Flux performance compared to similar influxQL query

Am I missing something obvious when translating the influxQL query below to Flux? From Grafana the influxQL query executes in 191ms, the Flux one takes about 38s??
This is for the same time range, last 2 weeks with one record every 30s (so somewhere around 2.5M records)

SELECT  max(chargeur_velo) as chargeur_velo,  max(plaque) as plaque,  max(cuisine) as cuisine,  max(lave_vaisselle) as lave_vaisselle,  max(livebox) as livebox FROM ${db}.."power" WHERE $timeFilter GROUP BY time($watts_interval) fill(linear)

into

fields = ["chargeur_velo", "plaque", "cuisine", "lave_vaisselle", "livebox"]
from(bucket: "iota-oneweek")
  |> range(start: v.timeRangeStart, stop: v.timeRangeStop)
  |> filter(fn: (r) => r["_measurement"] == "power")
  |> filter(fn: (r) => contains(value: r._field, set: fields))
  |> aggregateWindow(every: 1d, fn: mean, createEmpty: false )

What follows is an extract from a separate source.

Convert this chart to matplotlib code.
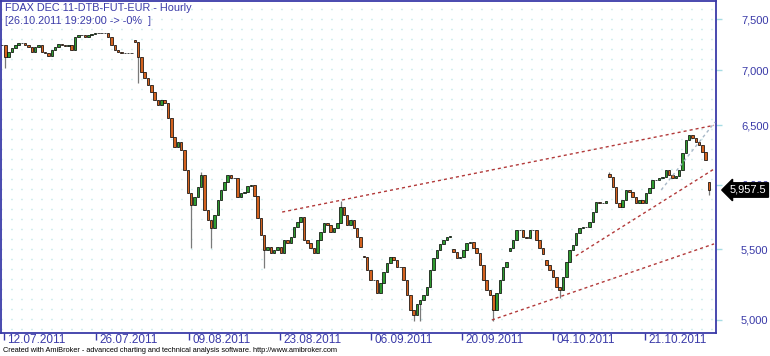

Do you have any tags in your data that Flux is querying? I found this webinar from Influxdb about Schema Design for IoT to be extremely helpful.

My impression is that this data should be re-organized as follows:

  • Tag: Device ( chargeur_velo | plaque | cuisine | lave_vaisselle | livebox )
  • Field: Power
  • Measurement would be something other than Power, for example, “Maison”

Hi @grant1, I will look into your suggestion, but I think I found the main culprit: using the "contains"function in the second filter seems to prevent the push down.
If I simply use a static “or” expression performance is an order of magnitude better.

Franck

OK, thanks for the additional info. I had never seen the contains() function, so was not aware of how it was used.

Yes, it is the contains(). It is known to be impacting a lot the perfromance. If you are using grafana, you can bypassing it using carefully some variables and some regex. Read the full discussion here

2 Likes

There is a bug report for poor contains performance.